### PROBLEM TO WORK ON
Print only the lines from the top of the data through the line with "from bokeh.resources import INLINE", both included, skipping every picture.
──────── MATERIAL ────────
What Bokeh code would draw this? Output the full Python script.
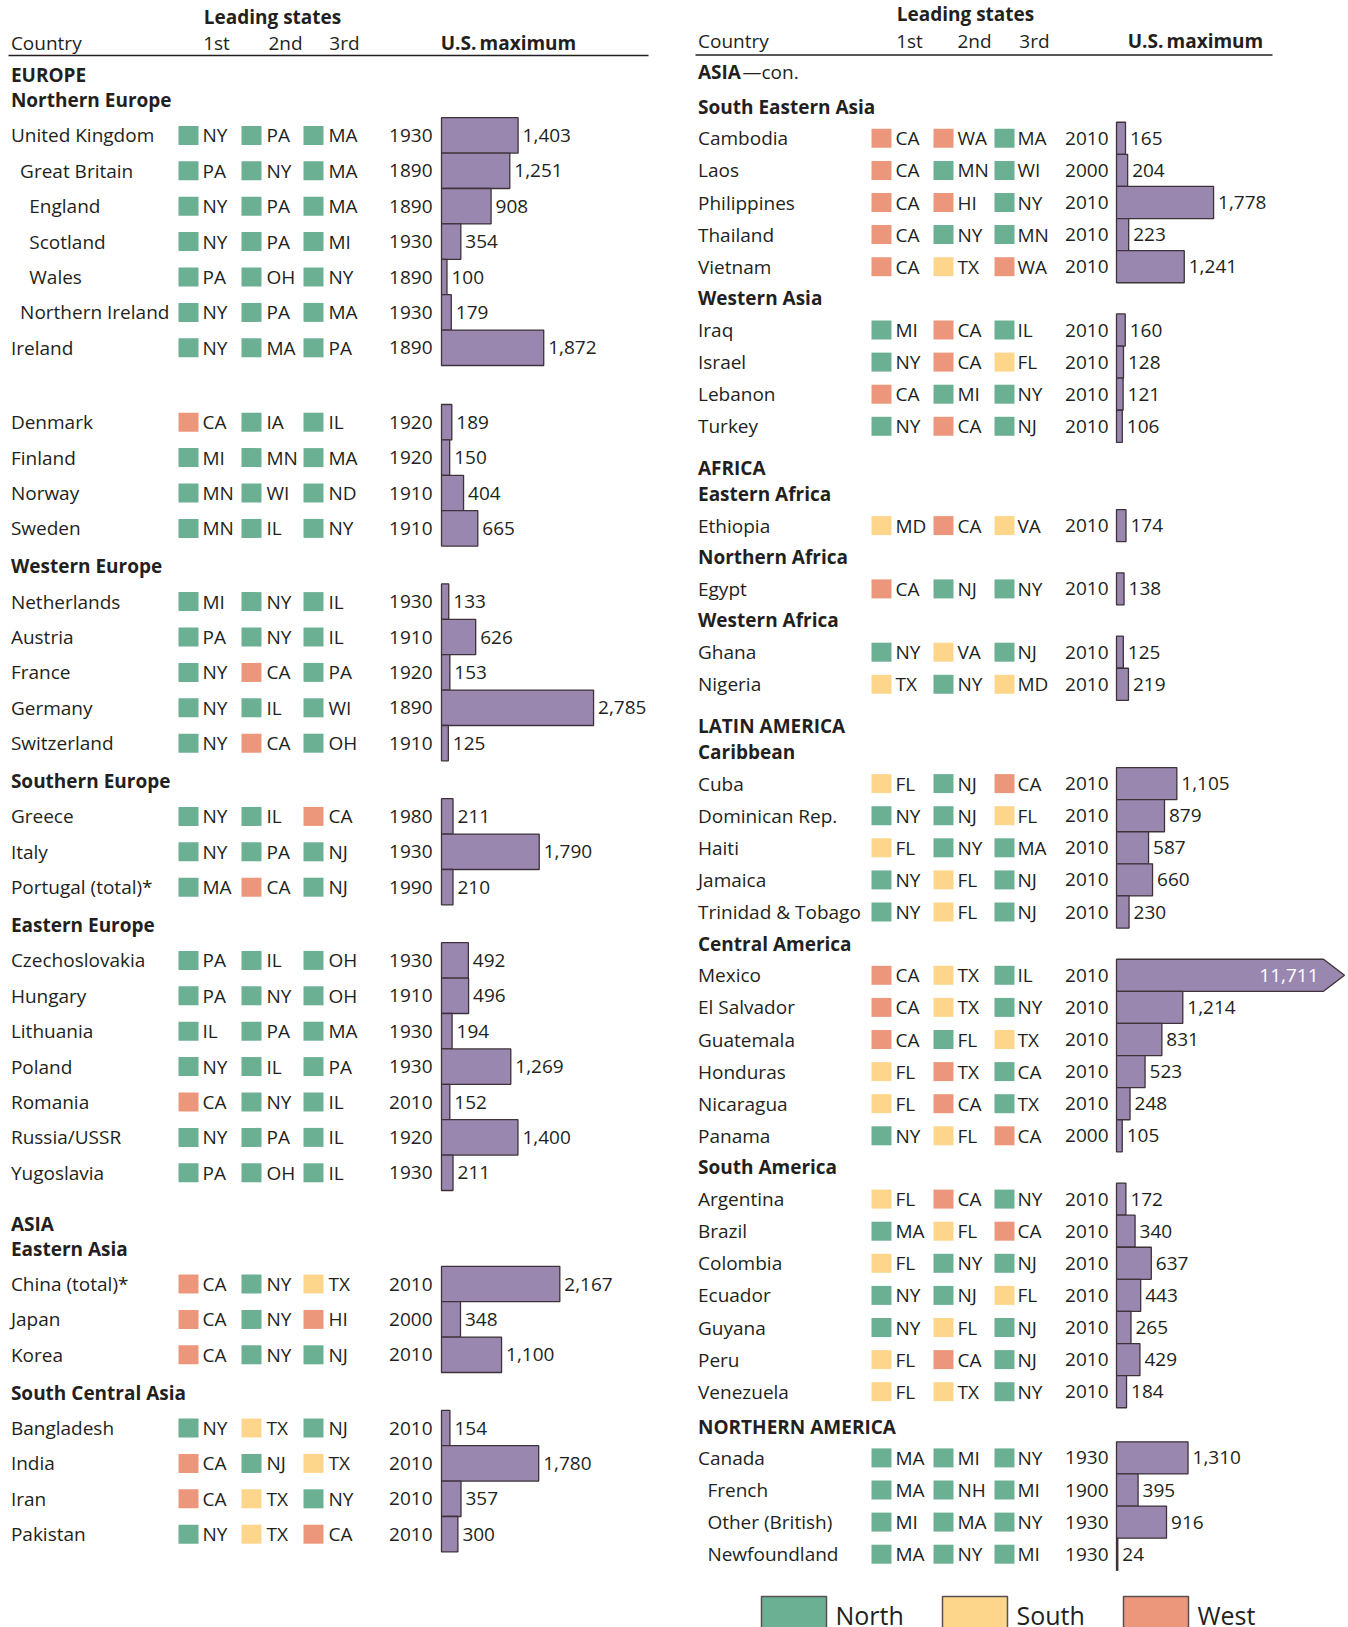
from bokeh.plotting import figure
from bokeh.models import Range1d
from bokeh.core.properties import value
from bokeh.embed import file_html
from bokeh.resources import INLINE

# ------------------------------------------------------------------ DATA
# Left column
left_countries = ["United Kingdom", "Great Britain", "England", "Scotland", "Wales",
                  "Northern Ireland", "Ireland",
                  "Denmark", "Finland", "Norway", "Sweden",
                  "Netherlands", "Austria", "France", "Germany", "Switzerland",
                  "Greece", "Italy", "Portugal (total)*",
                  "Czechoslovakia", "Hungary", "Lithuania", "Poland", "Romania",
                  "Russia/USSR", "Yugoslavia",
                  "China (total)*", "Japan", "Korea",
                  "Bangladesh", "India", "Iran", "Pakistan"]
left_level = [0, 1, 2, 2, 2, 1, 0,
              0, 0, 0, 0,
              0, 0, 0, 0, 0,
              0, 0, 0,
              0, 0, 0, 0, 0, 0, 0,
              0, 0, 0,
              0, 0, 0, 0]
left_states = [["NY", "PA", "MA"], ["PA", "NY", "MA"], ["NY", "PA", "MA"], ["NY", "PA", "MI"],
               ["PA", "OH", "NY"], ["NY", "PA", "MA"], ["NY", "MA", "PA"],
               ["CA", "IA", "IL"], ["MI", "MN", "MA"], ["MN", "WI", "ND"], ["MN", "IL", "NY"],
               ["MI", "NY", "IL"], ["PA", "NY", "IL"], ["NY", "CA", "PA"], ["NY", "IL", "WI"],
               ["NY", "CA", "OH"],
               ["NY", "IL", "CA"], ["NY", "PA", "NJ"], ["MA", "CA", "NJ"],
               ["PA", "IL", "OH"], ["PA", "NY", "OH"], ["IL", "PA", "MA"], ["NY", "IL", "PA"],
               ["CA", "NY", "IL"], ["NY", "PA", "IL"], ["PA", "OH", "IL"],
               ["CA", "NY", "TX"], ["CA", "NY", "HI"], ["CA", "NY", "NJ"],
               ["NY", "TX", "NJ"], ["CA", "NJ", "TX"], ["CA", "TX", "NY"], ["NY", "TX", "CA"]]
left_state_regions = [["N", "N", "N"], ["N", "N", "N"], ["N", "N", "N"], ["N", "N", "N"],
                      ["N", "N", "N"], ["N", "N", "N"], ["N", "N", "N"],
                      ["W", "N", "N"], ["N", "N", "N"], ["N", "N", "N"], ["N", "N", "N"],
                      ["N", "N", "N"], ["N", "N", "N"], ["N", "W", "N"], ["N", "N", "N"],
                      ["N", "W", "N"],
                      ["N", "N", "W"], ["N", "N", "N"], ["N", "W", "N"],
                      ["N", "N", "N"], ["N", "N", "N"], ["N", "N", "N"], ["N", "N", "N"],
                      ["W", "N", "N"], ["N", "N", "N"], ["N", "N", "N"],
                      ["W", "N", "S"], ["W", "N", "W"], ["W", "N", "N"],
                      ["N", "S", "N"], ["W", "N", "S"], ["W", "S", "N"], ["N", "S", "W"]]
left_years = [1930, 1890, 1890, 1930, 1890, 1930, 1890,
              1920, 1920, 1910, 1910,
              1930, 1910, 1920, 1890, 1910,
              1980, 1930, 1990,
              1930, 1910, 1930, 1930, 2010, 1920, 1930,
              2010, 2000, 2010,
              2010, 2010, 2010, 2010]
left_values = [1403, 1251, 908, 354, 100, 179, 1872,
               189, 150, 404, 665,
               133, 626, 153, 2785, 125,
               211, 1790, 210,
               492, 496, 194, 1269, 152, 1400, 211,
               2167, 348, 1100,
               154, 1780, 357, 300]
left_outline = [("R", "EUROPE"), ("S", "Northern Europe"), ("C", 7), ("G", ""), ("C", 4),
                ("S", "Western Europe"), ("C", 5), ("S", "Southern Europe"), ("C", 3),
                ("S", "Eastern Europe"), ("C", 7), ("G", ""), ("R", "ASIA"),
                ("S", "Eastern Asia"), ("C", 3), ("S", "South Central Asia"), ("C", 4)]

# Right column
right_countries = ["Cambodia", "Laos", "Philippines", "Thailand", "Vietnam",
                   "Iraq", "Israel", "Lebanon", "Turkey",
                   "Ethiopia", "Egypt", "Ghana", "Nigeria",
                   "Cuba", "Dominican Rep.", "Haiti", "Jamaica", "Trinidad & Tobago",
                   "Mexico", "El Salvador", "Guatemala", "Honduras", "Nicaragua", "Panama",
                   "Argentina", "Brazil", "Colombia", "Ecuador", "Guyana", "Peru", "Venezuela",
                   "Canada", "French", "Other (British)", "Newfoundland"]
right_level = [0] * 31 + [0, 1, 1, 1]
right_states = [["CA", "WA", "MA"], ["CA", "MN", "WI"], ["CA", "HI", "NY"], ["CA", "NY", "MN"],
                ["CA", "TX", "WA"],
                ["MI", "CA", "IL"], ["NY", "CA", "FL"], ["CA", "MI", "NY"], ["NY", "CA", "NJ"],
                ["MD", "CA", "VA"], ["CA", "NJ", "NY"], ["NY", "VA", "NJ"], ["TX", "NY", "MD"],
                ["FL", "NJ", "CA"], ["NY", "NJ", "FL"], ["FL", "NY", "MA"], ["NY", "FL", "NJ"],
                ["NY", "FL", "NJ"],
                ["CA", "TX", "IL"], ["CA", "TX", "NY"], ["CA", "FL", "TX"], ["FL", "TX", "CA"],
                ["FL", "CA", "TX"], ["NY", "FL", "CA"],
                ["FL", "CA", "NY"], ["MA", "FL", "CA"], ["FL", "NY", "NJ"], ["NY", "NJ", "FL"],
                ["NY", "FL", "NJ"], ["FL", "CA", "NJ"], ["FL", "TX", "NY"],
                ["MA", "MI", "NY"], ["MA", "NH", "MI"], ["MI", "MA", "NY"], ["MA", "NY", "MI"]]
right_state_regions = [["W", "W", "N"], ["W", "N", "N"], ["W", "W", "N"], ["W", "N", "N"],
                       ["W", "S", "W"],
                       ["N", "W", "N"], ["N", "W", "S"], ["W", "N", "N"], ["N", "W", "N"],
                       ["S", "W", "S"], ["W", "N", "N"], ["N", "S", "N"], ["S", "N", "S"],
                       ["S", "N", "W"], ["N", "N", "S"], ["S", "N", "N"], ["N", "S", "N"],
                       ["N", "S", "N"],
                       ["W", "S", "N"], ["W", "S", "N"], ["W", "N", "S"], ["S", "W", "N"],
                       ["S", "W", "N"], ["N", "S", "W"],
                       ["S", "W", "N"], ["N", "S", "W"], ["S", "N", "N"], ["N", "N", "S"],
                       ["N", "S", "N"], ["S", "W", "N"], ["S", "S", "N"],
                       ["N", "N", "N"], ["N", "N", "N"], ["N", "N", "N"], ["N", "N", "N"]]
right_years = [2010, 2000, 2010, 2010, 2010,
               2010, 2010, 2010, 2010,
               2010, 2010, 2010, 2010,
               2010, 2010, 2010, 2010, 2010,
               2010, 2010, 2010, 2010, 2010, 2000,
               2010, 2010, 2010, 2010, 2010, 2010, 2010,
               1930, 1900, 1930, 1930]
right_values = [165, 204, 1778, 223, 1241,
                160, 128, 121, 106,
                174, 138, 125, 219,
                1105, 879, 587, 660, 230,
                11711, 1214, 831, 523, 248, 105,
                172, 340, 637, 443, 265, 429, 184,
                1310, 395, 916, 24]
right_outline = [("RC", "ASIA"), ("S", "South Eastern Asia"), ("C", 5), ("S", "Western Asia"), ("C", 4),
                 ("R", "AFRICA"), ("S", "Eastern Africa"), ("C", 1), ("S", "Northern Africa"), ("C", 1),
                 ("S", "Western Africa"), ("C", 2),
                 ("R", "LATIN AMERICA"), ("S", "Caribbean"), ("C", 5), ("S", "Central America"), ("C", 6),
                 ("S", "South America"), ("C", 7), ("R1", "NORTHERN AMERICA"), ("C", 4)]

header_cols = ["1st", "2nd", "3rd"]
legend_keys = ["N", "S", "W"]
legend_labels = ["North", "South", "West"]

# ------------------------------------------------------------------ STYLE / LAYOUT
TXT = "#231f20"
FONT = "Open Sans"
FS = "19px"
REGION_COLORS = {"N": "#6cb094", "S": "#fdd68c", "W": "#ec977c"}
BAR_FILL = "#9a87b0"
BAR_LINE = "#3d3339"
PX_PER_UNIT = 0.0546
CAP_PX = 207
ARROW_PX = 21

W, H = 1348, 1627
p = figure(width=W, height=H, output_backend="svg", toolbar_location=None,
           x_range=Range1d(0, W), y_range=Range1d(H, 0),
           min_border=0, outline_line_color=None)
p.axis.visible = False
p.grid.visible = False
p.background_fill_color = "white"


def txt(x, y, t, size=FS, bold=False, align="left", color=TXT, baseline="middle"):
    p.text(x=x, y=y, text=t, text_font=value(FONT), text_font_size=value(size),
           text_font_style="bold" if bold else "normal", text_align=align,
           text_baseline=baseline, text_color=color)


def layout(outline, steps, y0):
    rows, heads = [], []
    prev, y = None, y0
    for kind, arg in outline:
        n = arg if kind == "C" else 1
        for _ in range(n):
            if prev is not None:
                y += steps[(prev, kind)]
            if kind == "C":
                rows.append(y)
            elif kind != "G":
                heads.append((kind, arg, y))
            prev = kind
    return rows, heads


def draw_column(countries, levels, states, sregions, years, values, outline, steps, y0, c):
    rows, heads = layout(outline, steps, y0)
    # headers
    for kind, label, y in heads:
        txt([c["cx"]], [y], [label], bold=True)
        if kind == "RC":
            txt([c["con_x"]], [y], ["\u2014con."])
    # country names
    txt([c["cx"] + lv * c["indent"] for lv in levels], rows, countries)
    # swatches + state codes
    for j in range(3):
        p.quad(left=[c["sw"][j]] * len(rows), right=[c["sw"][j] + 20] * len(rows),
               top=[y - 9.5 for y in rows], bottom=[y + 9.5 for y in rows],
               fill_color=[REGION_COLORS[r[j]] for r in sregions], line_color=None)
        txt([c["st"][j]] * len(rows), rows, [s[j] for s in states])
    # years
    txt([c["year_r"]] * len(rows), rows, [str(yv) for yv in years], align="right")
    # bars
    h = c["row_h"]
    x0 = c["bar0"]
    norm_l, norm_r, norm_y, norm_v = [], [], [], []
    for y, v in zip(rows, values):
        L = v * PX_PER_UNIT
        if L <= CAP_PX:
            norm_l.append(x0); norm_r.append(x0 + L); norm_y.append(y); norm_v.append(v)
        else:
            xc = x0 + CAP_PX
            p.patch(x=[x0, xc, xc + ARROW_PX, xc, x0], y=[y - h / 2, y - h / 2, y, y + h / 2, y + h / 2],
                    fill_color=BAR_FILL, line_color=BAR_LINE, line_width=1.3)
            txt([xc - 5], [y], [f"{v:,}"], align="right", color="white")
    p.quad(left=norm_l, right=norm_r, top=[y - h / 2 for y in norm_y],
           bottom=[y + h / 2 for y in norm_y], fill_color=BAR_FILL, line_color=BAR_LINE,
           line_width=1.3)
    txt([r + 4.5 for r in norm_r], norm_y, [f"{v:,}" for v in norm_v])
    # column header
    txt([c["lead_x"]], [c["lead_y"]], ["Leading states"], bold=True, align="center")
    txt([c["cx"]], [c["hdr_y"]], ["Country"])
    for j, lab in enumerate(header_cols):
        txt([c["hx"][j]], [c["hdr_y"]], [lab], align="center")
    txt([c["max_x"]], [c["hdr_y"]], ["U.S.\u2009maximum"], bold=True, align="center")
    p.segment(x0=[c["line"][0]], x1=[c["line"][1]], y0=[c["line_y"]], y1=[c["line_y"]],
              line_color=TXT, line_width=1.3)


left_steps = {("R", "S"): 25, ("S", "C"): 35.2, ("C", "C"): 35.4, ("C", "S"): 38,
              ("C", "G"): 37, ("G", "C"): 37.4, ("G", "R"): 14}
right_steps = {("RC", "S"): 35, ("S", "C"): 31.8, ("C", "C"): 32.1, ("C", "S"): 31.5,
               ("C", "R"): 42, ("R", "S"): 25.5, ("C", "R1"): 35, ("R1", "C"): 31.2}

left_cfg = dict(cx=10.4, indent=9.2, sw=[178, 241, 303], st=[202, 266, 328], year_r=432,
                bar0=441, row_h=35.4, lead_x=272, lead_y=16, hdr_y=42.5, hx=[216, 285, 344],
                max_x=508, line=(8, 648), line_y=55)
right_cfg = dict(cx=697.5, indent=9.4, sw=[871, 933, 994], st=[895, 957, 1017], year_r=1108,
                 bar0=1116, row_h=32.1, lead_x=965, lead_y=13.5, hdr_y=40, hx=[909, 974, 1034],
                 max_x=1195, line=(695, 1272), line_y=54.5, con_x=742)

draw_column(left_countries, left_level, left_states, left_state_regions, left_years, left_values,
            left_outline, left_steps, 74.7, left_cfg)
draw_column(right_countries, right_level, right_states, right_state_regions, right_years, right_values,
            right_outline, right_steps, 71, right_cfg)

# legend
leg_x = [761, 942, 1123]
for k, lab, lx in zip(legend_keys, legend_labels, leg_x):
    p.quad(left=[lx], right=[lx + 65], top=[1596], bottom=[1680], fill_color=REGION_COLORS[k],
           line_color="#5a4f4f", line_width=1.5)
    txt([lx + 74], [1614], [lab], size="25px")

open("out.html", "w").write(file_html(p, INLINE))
────────
### TASK RESPONSE
What Bokeh code would draw this? Output the full Python script.
from bokeh.plotting import figure
from bokeh.models import Range1d
from bokeh.core.properties import value
from bokeh.embed import file_html
from bokeh.resources import INLINE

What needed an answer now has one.